New Brunswick In Autumn. Source: Graham-H
There are countless incredible places to explore, but these destinations should give you an excellent starting point for any trip you’re planning whether you’re driving, flying, or just stopping through. Don’t forget your passport, travel documents and of course insurance for your travel. You can visit https://insurance.airnewzealand.co.nz/ for an online quote.
- Charlottetown (Prince Edward Island)
A Lighthouse On Prince Edward Island. Source: Werner22brigitte
Known for being the Birthplace of Confederation, this is a fantastic historical destination that also offers plenty by means of landmarks, rich heritage, and authentic storytelling. The farm-to-fork culinary scene will give you a taste of the area’s crops and stock while the bustling arts community will show off the locals’ creative side. You can also wander the outdoor playground made up by the shorelines that are just a short drive from the city center. You’ll be singing their slogan, “I’m down with Charlottetown!” in no time at all.
- Gros Morne National Park (Newfoundland & Labrador)
Gros Morne National Park is among one of the most popular visitation sites in Canada and it’s on the list of more than 20 spots in Canada that are officially recognised as World Heritage sites. It’s nestled into the west coast of Newfoundland. You’ll see some magnificent and breathtaking scenery when you stop by, and you should definitely consider an RV family trip.
- Hopewell Rocks (New Brunswick)
Hopewell Rocks. Source: Agnieszka Kosik
Hopewell Rocks, The Rocks, Flower Pot Rocks-whatever you happen to nickname them, they are most certainly a sight to behold. This remarkable destination brings people in from New Brunswick to see the world’s highest tides that rise up twice every day. At low tide, you can experience the magical wonder of actually walking along the ocean’s floor.
- Canadian Museum of Immigration at Pier 21 (Nova Scotia)

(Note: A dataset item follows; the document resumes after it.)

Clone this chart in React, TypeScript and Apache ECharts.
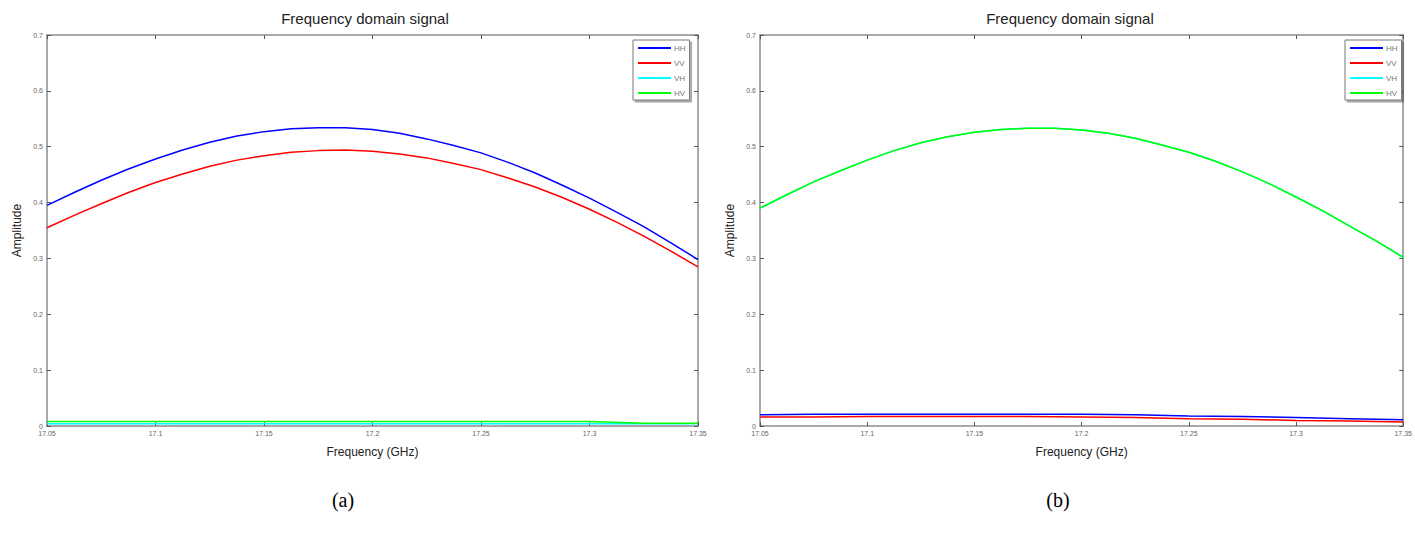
import React, { useEffect, useRef } from "react";
import * as echarts from "echarts";

const freqsFine = [
  17.05, 17.0625, 17.075, 17.0875, 17.1, 17.1125, 17.125, 17.1375, 17.15, 17.1625, 17.175, 17.1875, 17.2,
  17.2125, 17.225, 17.2375, 17.25, 17.2625, 17.275, 17.2875, 17.3, 17.3125, 17.325, 17.3375, 17.35,
];
const freqsCoarse = [17.05, 17.075, 17.1, 17.125, 17.15, 17.175, 17.2, 17.225, 17.25, 17.275, 17.3, 17.325, 17.35];
const xTicks = [17.05, 17.1, 17.15, 17.2, 17.25, 17.3, 17.35];
const yTicks = [0, 0.1, 0.2, 0.3, 0.4, 0.5, 0.6, 0.7];
const seriesNames = ["HH", "VV", "VH", "HV"];
const seriesColors = ["#0000ff", "#ff0000", "#00ffff", "#00ff00"];

// (a) – fine grid
const aHH = [
  0.395, 0.418, 0.44, 0.46, 0.478, 0.494, 0.508, 0.519, 0.527, 0.532, 0.534, 0.534, 0.531,
  0.524, 0.514, 0.502, 0.489, 0.472, 0.453, 0.431, 0.408, 0.383, 0.357, 0.328, 0.298,
];
const aVV = [
  0.355, 0.377, 0.398, 0.418, 0.436, 0.451, 0.465, 0.476, 0.484, 0.49, 0.493, 0.494, 0.492,
  0.487, 0.48, 0.47, 0.459, 0.444, 0.428, 0.409, 0.388, 0.365, 0.34, 0.313, 0.285,
];
// (a) – coarse grid
const aVH = [0.004, 0.004, 0.004, 0.004, 0.004, 0.004, 0.004, 0.004, 0.004, 0.004, 0.004, 0.004, 0.004];
const aHV = [0.008, 0.008, 0.008, 0.008, 0.008, 0.008, 0.008, 0.008, 0.008, 0.008, 0.008, 0.005, 0.005];

// (b) – coarse grid
const bHH = [0.02, 0.021, 0.021, 0.021, 0.021, 0.021, 0.021, 0.02, 0.018, 0.017, 0.015, 0.013, 0.011];
const bVV = [0.016, 0.016, 0.017, 0.017, 0.017, 0.017, 0.016, 0.015, 0.013, 0.012, 0.01, 0.009, 0.007];
// (b) – fine grid
const bVH = [
  0.39, 0.414, 0.437, 0.457, 0.476, 0.493, 0.507, 0.518, 0.526, 0.531, 0.533, 0.533, 0.53,
  0.524, 0.515, 0.503, 0.49, 0.474, 0.455, 0.434, 0.41, 0.385, 0.358, 0.331, 0.302,
];
const bHV = [
  0.39, 0.414, 0.437, 0.457, 0.476, 0.493, 0.507, 0.518, 0.526, 0.531, 0.533, 0.533, 0.53,
  0.524, 0.515, 0.503, 0.49, 0.474, 0.455, 0.434, 0.41, 0.385, 0.358, 0.331, 0.302,
];

const titleText = "Frequency domain signal";
const xName = "Frequency (GHz)";
const yName = "Amplitude";
const captions = ["(a)", "(b)"];

const FONT = "'Liberation Sans', Arial, Helvetica, sans-serif";
const AXIS_COLOR = "#8c8c8c";
const LABEL_COLOR = "#666666";

export default function App() {
  const ref = useRef<HTMLDivElement>(null);
  useEffect(() => {
    document.body.style.margin = "0";
    if (!ref.current) return;
    const chart = echarts.init(ref.current, undefined, { renderer: "svg" });

    const grids = [
      { left: 47, top: 35, width: 651, height: 391 },
      { left: 760, top: 35, width: 650, height: 391 },
    ];
    const fmtX = (v: number) => String(+v.toFixed(2));
    const fmtY = (v: number) => String(+v.toFixed(1));

    const xAxes: any[] = [];
    const yAxes: any[] = [];
    grids.forEach((_, gi) => {
      const base = {
        type: "value",
        gridIndex: gi,
        min: xTicks[0],
        max: xTicks[xTicks.length - 1],
        interval: 0.05,
        splitLine: { show: false },
        axisLine: { show: true, onZero: false, lineStyle: { color: AXIS_COLOR, width: 1.5 } },
        axisTick: { show: true, inside: true, length: 4, lineStyle: { color: "#555" } },
      };
      xAxes.push({
        ...base,
        position: "bottom",
        name: xName,
        nameLocation: "middle",
        nameGap: 20,
        nameTextStyle: { fontFamily: FONT, fontSize: 12, color: "#222" },
        axisLabel: { show: true, fontFamily: FONT, fontSize: 7, color: LABEL_COLOR, margin: 4, formatter: fmtX },
      });
      xAxes.push({ ...base, position: "top", axisLabel: { show: false } });
      const ybase = {
        type: "value",
        gridIndex: gi,
        min: yTicks[0],
        max: yTicks[yTicks.length - 1],
        interval: 0.1,
        splitLine: { show: false },
        axisLine: { show: true, onZero: false, lineStyle: { color: AXIS_COLOR, width: 1.5 } },
        axisTick: { show: true, inside: true, length: 4, lineStyle: { color: "#555" } },
      };
      yAxes.push({
        ...ybase,
        position: "left",
        name: yName,
        nameLocation: "middle",
        nameGap: 24,
        nameTextStyle: { fontFamily: FONT, fontSize: 12, color: "#222" },
        axisLabel: { show: true, fontFamily: FONT, fontSize: 7, color: LABEL_COLOR, margin: 4, formatter: fmtY },
      });
      yAxes.push({ ...ybase, position: "right", axisLabel: { show: false } });
    });

    const dataSets = [
      [
        [freqsFine, aHH],
        [freqsFine, aVV],
        [freqsCoarse, aVH],
        [freqsCoarse, aHV],
      ],
      [
        [freqsCoarse, bHH],
        [freqsCoarse, bVV],
        [freqsFine, bVH],
        [freqsFine, bHV],
      ],
    ];
    const series: any[] = [];
    dataSets.forEach((set, gi) => {
      set.forEach(([xs, vals], si) => {
        series.push({
          type: "line",
          name: seriesNames[si],
          xAxisIndex: gi * 2,
          yAxisIndex: gi * 2,
          data: xs.map((f, i) => [f, vals[i]]),
          showSymbol: false,
          smooth: false,
          lineStyle: { color: seriesColors[si], width: 1.5 },
          itemStyle: { color: seriesColors[si] },
          z: 2 + si,
        });
      });
    });

    const legendBase = {
      orient: "vertical",
      top: 40,
      data: seriesNames,
      icon: "rect",
      itemWidth: 33,
      itemHeight: 2,
      itemGap: 7,
      padding: [4, 4, 3, 5],
      backgroundColor: "#fff",
      borderColor: "#777",
      borderWidth: 1,
      shadowColor: "rgba(0,0,0,0.35)",
      shadowOffsetX: 2,
      shadowOffsetY: 2,
      shadowBlur: 0,
      selectedMode: false,
      textStyle: { fontFamily: FONT, fontSize: 8, color: "#777", padding: [0, 0, 0, -2] },
    };

    chart.setOption({
      animation: false,
      backgroundColor: "#fff",
      grid: grids.map((g) => ({ ...g, containLabel: false })),
      xAxis: xAxes,
      yAxis: yAxes,
      legend: [
        { ...legendBase, left: 633 },
        { ...legendBase, left: 1345 },
      ],
      series,
      graphic: [
        { type: "text", x: 365, y: 18, style: { text: titleText, font: `15px ${FONT}`, fill: "#222", textAlign: "center", textVerticalAlign: "middle" } },
        { type: "text", x: 1070, y: 18, style: { text: titleText, font: `15px ${FONT}`, fill: "#222", textAlign: "center", textVerticalAlign: "middle" } },
        { type: "text", x: 343, y: 500, style: { text: captions[0], font: `20px 'Liberation Serif', 'Times New Roman', serif`, fill: "#000", textAlign: "center", textVerticalAlign: "middle" } },
        { type: "text", x: 1058, y: 500, style: { text: captions[1], font: `20px 'Liberation Serif', 'Times New Roman', serif`, fill: "#000", textAlign: "center", textVerticalAlign: "middle" } },
      ],
    });
    return () => chart.dispose();
  }, []);
  return <div ref={ref} style={{ width: 1415, height: 539 }} />;
}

Step back in time when you head to Halifax. Get to learn more about this iconic Canadian landmark that plays a crucial role in Canada’s history. Pier 21 was the entry point for about 1 in 5 people coming into Canada throughout the 1920s through 1970s. More than one million people came through there, and today it’s a wonderful educational stop next time you are in Nova Scotia.
- Fjord Route (Quebec)
Located in Quebec, the Route du Fjord winds through the Saguenay Fjord. Sagunay Fjord, being one of the longest fjords in the world. It runs more than 145 miles long and, if you’re heading out this way, be sure to jump in your camper. From there, you’ll be able to soak up the picture worthy scenery, the quaint little villages, and the abundant natural beauty that can be seen along the stunning shoreline.

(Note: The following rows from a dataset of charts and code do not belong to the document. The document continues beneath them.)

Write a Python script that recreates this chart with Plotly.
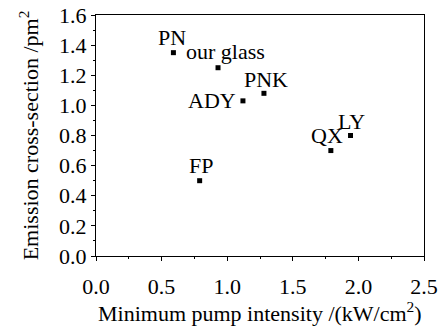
import plotly.graph_objects as go

names = ["PN", "our glass", "ADY", "PNK", "QX", "LY", "FP"]
pump_intensity = [0.59, 0.93, 1.12, 1.28, 1.79, 1.94, 0.79]
cross_section = [1.35, 1.25, 1.03, 1.08, 0.70, 0.80, 0.50]
# label offsets in pixels (x, y) relative to each point
label_shift = [(-1, 15), (7, 16), (-31, 0), (2, 14), (-4, 15), (1, 14), (1, 15)]

x_ticks = [0.0, 0.5, 1.0, 1.5, 2.0, 2.5]
y_ticks = [0.0, 0.2, 0.4, 0.6, 0.8, 1.0, 1.2, 1.4, 1.6]
x_title = "Minimum pump intensity /(kW/cm<sup>2</sup>)"
y_title = "Emission cross-section /pm<sup>2</sup>"

FONT = "Liberation Serif, Times New Roman, serif"
FS = 22

fig = go.Figure()
fig.add_trace(go.Scatter(
    x=pump_intensity, y=cross_section, mode="markers",
    marker=dict(symbol="square", size=5, color="black"),
    showlegend=False, hoverinfo="skip",
))

for n, xv, yv, (dx, dy) in zip(names, pump_intensity, cross_section, label_shift):
    fig.add_annotation(x=xv, y=yv, text=n, showarrow=False,
                       xanchor="center", yanchor="middle",
                       xshift=dx, yshift=dy,
                       font=dict(family=FONT, size=FS, color="black"))

# x-axis title placed as a paper annotation for precise vertical position
fig.add_annotation(x=0.5, y=0, xref="paper", yref="paper", text=x_title,
                   showarrow=False, xanchor="center", yanchor="top", yshift=-40,
                   font=dict(family=FONT, size=FS, color="black"))

axis_common = dict(
    showline=True, linecolor="black", linewidth=1, mirror=True,
    ticks="outside", ticklen=4, tickwidth=1, tickcolor="black",
    showgrid=False, zeroline=False,
    tickfont=dict(family=FONT, size=FS, color="black"),
)

fig.update_xaxes(
    range=[0, 2.5], tickvals=x_ticks, ticktext=[f"{v:.1f}" for v in x_ticks],
    minor=dict(dtick=0.25, ticklen=2, tickcolor="black", ticks="outside"),
    ticklabelstandoff=7,
    **axis_common,
)
fig.update_yaxes(
    range=[0, 1.6], tickvals=y_ticks, ticktext=[f"{v:.1f}" for v in y_ticks],
    minor=dict(dtick=0.1, ticklen=2, tickcolor="black", ticks="outside"),
    title=dict(text=y_title,
               font=dict(family=FONT, size=FS, color="black"), standoff=14),
    **axis_common,
)

fig.update_layout(
    width=442, height=328,
    margin=dict(l=96, r=18, t=15, b=72, autoexpand=False),
    plot_bgcolor="white", paper_bgcolor="white",
    font=dict(family=FONT, color="black"),
)

fig.write_html("out.html", config={"displayModeBar": False},
               post_script="document.body.style.margin='0px';document.body.style.padding='0px';")
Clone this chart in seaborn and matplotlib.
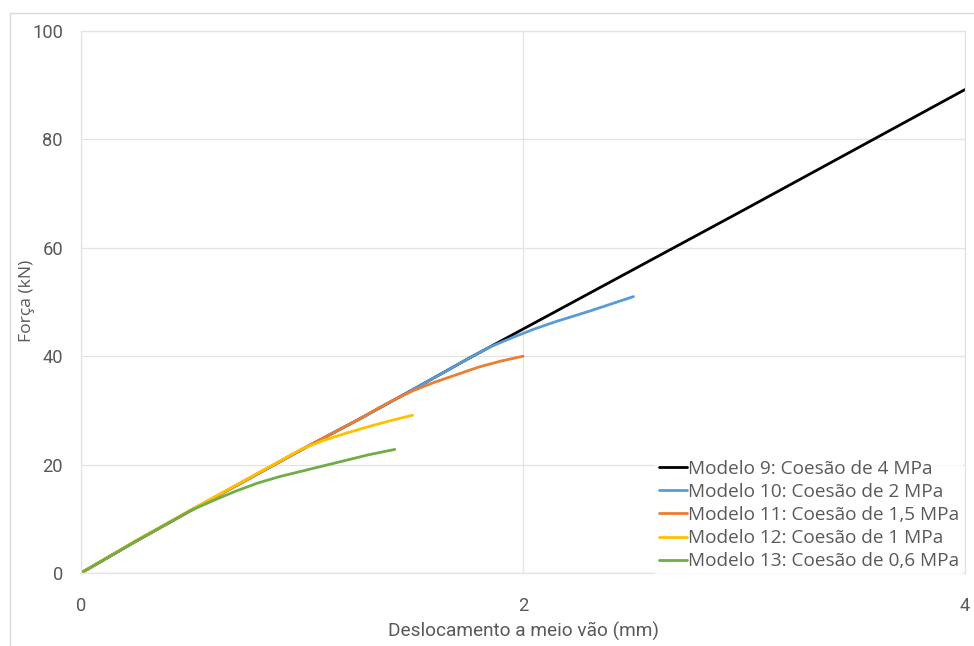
import matplotlib
matplotlib.use("Agg")
import matplotlib.pyplot as plt
import seaborn as sns
import pandas as pd
from matplotlib.patches import Rectangle
from matplotlib.lines import Line2D

# Load-displacement curves at mid-span for each cohesion model
labels = [
    "Modelo 9: Coesão de 4 MPa",
    "Modelo 10: Coesão de 2 MPa",
    "Modelo 11: Coesão de 1,5 MPa",
    "Modelo 12: Coesão de 1 MPa",
    "Modelo 13: Coesão de 0,6 MPa",
]

x_m9 = [0, 0.25, 0.5, 0.75, 1.0, 1.25, 1.5, 1.75, 2.0, 2.5, 3.0, 3.5, 4.0]
y_m9 = [0, 5.9, 11.6, 17.2, 22.8, 28.2, 33.8, 39.5, 45.0, 56.0, 67.0, 78.1, 89.2]

x_m10 = [0, 0.25, 0.5, 0.75, 1.0, 1.25, 1.5, 1.75, 1.85, 1.95, 2.05, 2.15, 2.3, 2.5]
y_m10 = [0, 5.9, 11.6, 17.2, 22.8, 28.2, 33.8, 39.5, 41.7, 43.4, 45.0, 46.4, 48.3, 51.0]

x_m11 = [0, 0.25, 0.5, 0.75, 1.0, 1.25, 1.4, 1.5, 1.6, 1.7, 1.8, 1.9, 2.0]
y_m11 = [0, 5.9, 11.6, 17.2, 22.8, 28.2, 31.6, 33.6, 35.2, 36.6, 38.0, 39.1, 40.0]

x_m12 = [0, 0.25, 0.5, 0.75, 1.0, 1.1, 1.2, 1.3, 1.4, 1.5]
y_m12 = [0, 6.0, 11.7, 17.3, 22.9, 24.5, 25.8, 27.0, 28.1, 29.1]

x_m13 = [0, 0.25, 0.5, 0.6, 0.7, 0.8, 0.9, 1.0, 1.1, 1.2, 1.3, 1.42]
y_m13 = [0, 5.9, 11.6, 13.4, 15.1, 16.6, 17.8, 18.8, 19.8, 20.8, 21.8, 22.8]

x_ticks = [0, 2, 4]
y_ticks = [0, 20, 40, 60, 80, 100]

colors = ["#000000", "#5B9BD5", "#ED7D31", "#FFC000", "#70AD47"]

series_x = [x_m9, x_m10, x_m11, x_m12, x_m13]
series_y = [y_m9, y_m10, y_m11, y_m12, y_m13]
df = pd.concat(
    [pd.DataFrame({"desloc": xs, "forca": ys, "modelo": lab})
     for lab, xs, ys in zip(labels, series_x, series_y)],
    ignore_index=True,
)

sns.set_theme(style="white")
narrow = ["Roboto", "DejaVu Sans"]
wide = ["Open Sans", "DejaVu Sans"]
plt.rcParams["font.family"] = wide

W, H = 974, 646
fig = plt.figure(figsize=(W / 100, H / 100), dpi=100)

# light outer frame of the chart area
fig.patches.append(Rectangle((10 / W, -0.1), 1.2, 1.1 - 13 / H,
                             transform=fig.transFigure, fill=False,
                             edgecolor="#d9d9d9", linewidth=1.0))

ax = fig.add_axes([81 / W, 1 - 573 / H, (965 - 81) / W, (573 - 31) / H])

sns.lineplot(data=df, x="desloc", y="forca", hue="modelo", hue_order=labels,
             palette=colors, estimator=None, sort=False, linewidth=2.0,
             legend=False, ax=ax)

ax.set_xlim(0, 4)
ax.set_ylim(0, 100)
ax.set_xticks(x_ticks)
ax.set_yticks(y_ticks)
ax.set_xticklabels([str(v) for v in x_ticks], family=narrow, fontsize=13.2, color="#595959")
ax.set_yticklabels([str(v) for v in y_ticks], family=narrow, fontsize=13.2, color="#595959")
ax.tick_params(axis="both", length=0)
ax.tick_params(axis="x", pad=17)
ax.tick_params(axis="y", pad=13)

ax.grid(True, color="#e3e3e3", linewidth=0.9)
for s in ax.spines.values():
    s.set_color("#e3e3e3")
    s.set_linewidth(0.9)

ax.set_xlabel("Deslocamento a meio vão (mm)", family=narrow, fontsize=13.7,
              color="#595959")
ax.xaxis.set_label_coords(0.5, (573 - 622) / 542)
ax.set_ylabel("Força (kN)", family=wide, fontsize=12.6, color="#595959")
ax.yaxis.set_label_coords((27 - 81) / 884, (573 - 301) / 542)
ax.yaxis.label.set_verticalalignment("center")

handles = [Line2D([], [], color=c, linewidth=2.0) for c in colors]
leg = ax.legend(handles, labels, loc="upper left",
                bbox_to_anchor=(655 / W, 1 - 456 / H), bbox_transform=fig.transFigure,
                frameon=True, fancybox=False, borderpad=0.2, labelspacing=0.27,
                handlelength=1.5, handletextpad=0.05, borderaxespad=0,
                prop={"family": wide, "size": 13.7})
leg.get_frame().set_facecolor("white")
leg.get_frame().set_edgecolor("none")
for t in leg.get_texts():
    t.set_color("#595959")

fig.savefig("out.png", dpi=100, facecolor="white")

- Bruce Peninsula National Park (Ontario)
Maybe you love the trees, maybe you are a water sport enthusiast, or perhaps you are just looking to bum out on the beach. Whatever the case may be, the Bruce Peninsula is open every year to the #BringBackWildhood movement. It’s just four hours away from Toronto and the scenic drive in itself is worth visiting. The outdoor oasis features the Georgian Bay shoreline, which houses more than 200 species of wildlife. You’ll need a camera while taking in the 150 square kilometers of earth-made beauty.
- Whiteshell Provincial Park (Manitoba)
Whiteshell Provincial Park. Source: Bob Linsdell
Want to go paddling? How about geocaching? Golfing? Horse back riding through a winding scenic trail? Pick just about any outdoorsy adventure and Whiteshell Provincial Park probably offers it. The spectacular scenery comes bundled with whatever you choose to experience.

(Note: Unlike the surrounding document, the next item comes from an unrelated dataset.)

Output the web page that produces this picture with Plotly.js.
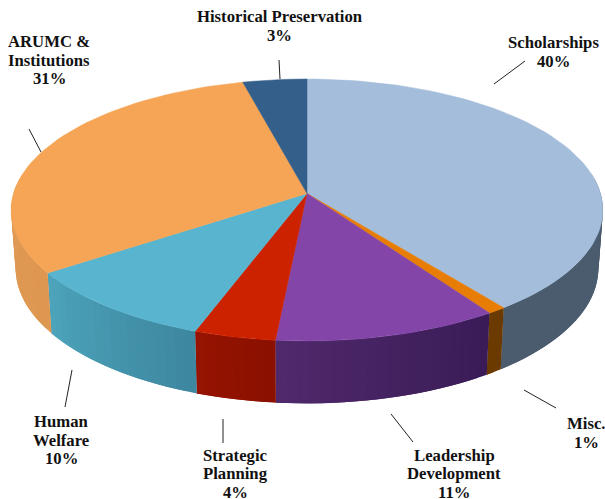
<!DOCTYPE html>
<html><head><meta charset="utf-8">
<script src="https://cdn.plot.ly/plotly-3.0.1.min.js"></script>
<style>html,body{margin:0;padding:0;background:#fff}#c{width:605px;height:499px}</style>
</head><body><div id="c"></div>
<script>
// Data, clockwise from 12 o'clock
const categories = ['Scholarships','Misc.','Leadership<br>Development','Strategic<br>Planning','Human<br>Welfare','ARUMC &<br>Institutions','Historical Preservation'];
const values = [39.7,0.9,10.9,3.95,9.85,30.75,3.95];
const percentLabels = ['40%','1%','11%','4%','10%','31%','3%'];
const topColors = ['#A3BDDB','#E87D05','#8345A8','#CC2200','#58B4CF','#F5A555','#345F8A'];
const wallStart = ['#4A5C6E','#6B3A00','#391B56','#8A1000','#3D879F','#DE9750','#2A4C6E'];
const wallEnd   = ['#4A5C6E','#6B3A00','#50296C','#961300','#4CA4BB','#E0A060','#2A4C6E'];

// Projection of the tilted disc
const cx=307, cy=193.5, R=293.5, S=128.9, k=0.126, bs=1.03, bd=58, bx=0.985;
function topPt(a){const u=Math.sin(a),v=-Math.cos(a),w=1-k*v;return [cx+R*u/w,cy+S*v/w,v];}
function botPt(a){const p=topPt(a);return [cx+(p[0]-cx)*bx,cy+(p[1]-cy)*bs+bd];}
function hex(c){return [1,3,5].map(i=>parseInt(c.substr(i,2),16));}
function mix(a,b,t){const A=hex(a),B=hex(b);return 'rgb('+A.map((x,i)=>Math.round(x+(B[i]-x)*t)).join(',')+')';}
function poly(xs,ys,c,w){return {type:'scatter',mode:w?'lines':'none',x:xs.concat(xs[0]),y:ys.concat(ys[0]),fill:'toself',fillcolor:c,line:{color:c,width:w},hoverinfo:'skip',showlegend:false};}

const total=values.reduce((a,b)=>a+b,0);
const walls=[],tops=[];
let cum=0;
values.forEach((val,i)=>{
  const a0=cum/total*2*Math.PI, a1=(cum+val)/total*2*Math.PI; cum+=val;
  const n=Math.max(2,Math.ceil((a1-a0)/(Math.PI/90)));
  const xs=[cx],ys=[cy];
  for(let j=0;j<=n;j++){const p=topPt(a0+(a1-a0)*j/n);xs.push(p[0]);ys.push(p[1]);}
  tops.push(poly(xs,ys,topColors[i],0.5));
  for(let j=0;j<n;j++){
    const b0=a0+(a1-a0)*j/n, b1=a0+(a1-a0)*Math.min(n,j+2)/n;
    if(topPt(b0)[2]<-0.1&&topPt(b1)[2]<-0.1) continue;
    const p=topPt(b0),q=topPt(b1),r=botPt(b1),s=botPt(b0);
    walls.push(poly([p[0],q[0],r[0],s[0]],[p[1],q[1],r[1],s[1]],mix(wallStart[i],wallEnd[i],(j+0.5)/n),0));
  }
});

const font={family:'"Liberation Serif","Times New Roman",serif',size:16.7,color:'#111'};
const labelPos=[[553,52],[586,433],[454,473.5],[235,473.5],[61,440],[49,60],[279.5,26]];
const linePitch=18.5;
const annotations=[];
categories.forEach((c,i)=>{
  const lines=c.split('<br>').concat(percentLabels[i]);
  lines.forEach((t,j)=>annotations.push({xref:'x',yref:'y',x:labelPos[i][0],y:labelPos[i][1]+(j-(lines.length-1)/2)*linePitch,xanchor:'center',yanchor:'middle',align:'center',showarrow:false,text:'<b>'+t+'</b>',font:font}));
});
const leaders=[[525,61,494,84],[524,390,556,408],[391,414,413,442],[223,419,223,443],[72,370,65,407],[29,129,41,152],[279,60,280,79]];
const shapes=leaders.map(l=>({type:'line',xref:'x',yref:'y',x0:l[0],y0:l[1],x1:l[2],y1:l[3],line:{color:'#222',width:1}}));

Plotly.newPlot('c',walls.concat(tops),{
  width:605,height:499,margin:{l:0,r:0,t:0,b:0},paper_bgcolor:'#fff',plot_bgcolor:'#fff',showlegend:false,
  xaxis:{range:[0,605],visible:false,fixedrange:true},
  yaxis:{range:[499,0],visible:false,fixedrange:true},
  annotations:annotations,shapes:shapes
},{displayModeBar:false,staticPlot:true});
</script></body></html>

- Wood Buffalo National Park (Alberta/NWT)
The border of the Northwest Territories and Alberta is home to Canada’s biggest national park. Wood Buffalo National Park, is a World Heritage Site and it is best known for (as you may have guessed) its free roaming herds of bison. It’s an outdoor gem and it is by all means worth a trek. Lace up your hiking shoes or grab your paddle to enjoy a canoeing excursion.
- Drumheller Valley (Alberta)
Dumheller Valley. Source: Alberta Barn Hunt
The Canadian Badlands is a must-visit if you are looking to unearth your adventurous side. You can venture through lands where the dinosaurs once roamed, taking in all Alberta has to offer. The Drumheller Valley in particular, which is at the Badlands’ heart, has much to offer- from the hoodoos (sandstone rock formations) to the canyons and fossils that cover the valley floor. Royal Tyrrel Museum is a definite stop during your trip and kids young and old alike (you included!) will love to see the World’s Largest Dinosaur.
- Cathedral Grove (British Columbia)
Vancouver Island is obviously a popular destination for both nature lovers and outdoor enthusiasts of all kinds. Cathedral Grove, as just one example, is a worthy site located in MacMillan Provincial park. The lush forests have winding pathways that are lined with vibrant, green trees. The ancient, and incredibly tall, Douglas fir trees are also worth a second look with some being more than 800 years old. You’ll be left standing in awe and wonder as you explore the trails.
- Kluane National Park Reserve (Yukon)
As the home of Canada’s highest peak, Mount Logan (which sits at 5,959 meters), Kluana National Park Reserve has many things to call its own. For one, it’s the country’s largest ice field. It’s also the most diverse population of grizzly bears on the continent (so be weary!) plus it is a great attractor for shutterbugs simply for its natural beauty. Taking a road trip? Head here for sure.
- Dempster Highway (Northwest Territories)
Mountains on the Dempster Highway. Source: Ian Mackenzie
The only public highway that crosses the Artic circle, or so it claims. As Canada’s one and only way to go into the arctic, this highway is a popular tourist attraction, but it’s not for the car sick! It spans three mountain ranges along with three different ecological areas. The 740 kilometer highway of open road makes for a spectacular adventure from the Northwest Territories through the Yukon. If you want to travel the epic route during the summer time, just be certain of the highway conditions before heading out.
- Sport Fishing in the Arctic (Nunavut)
Maybe you’re a lifelong fisher or a first-timer. Whatever the case may be, there’s no doubt that you’ll be attracted to the sport fishing trek where you can angle your way through an adventurous destination. This bountiful sight features tundra and water, and it has fantastic vistas all encompassed by pure serenity. You’ll have a once-in-a-lifetime experience reeling in this wonderful region.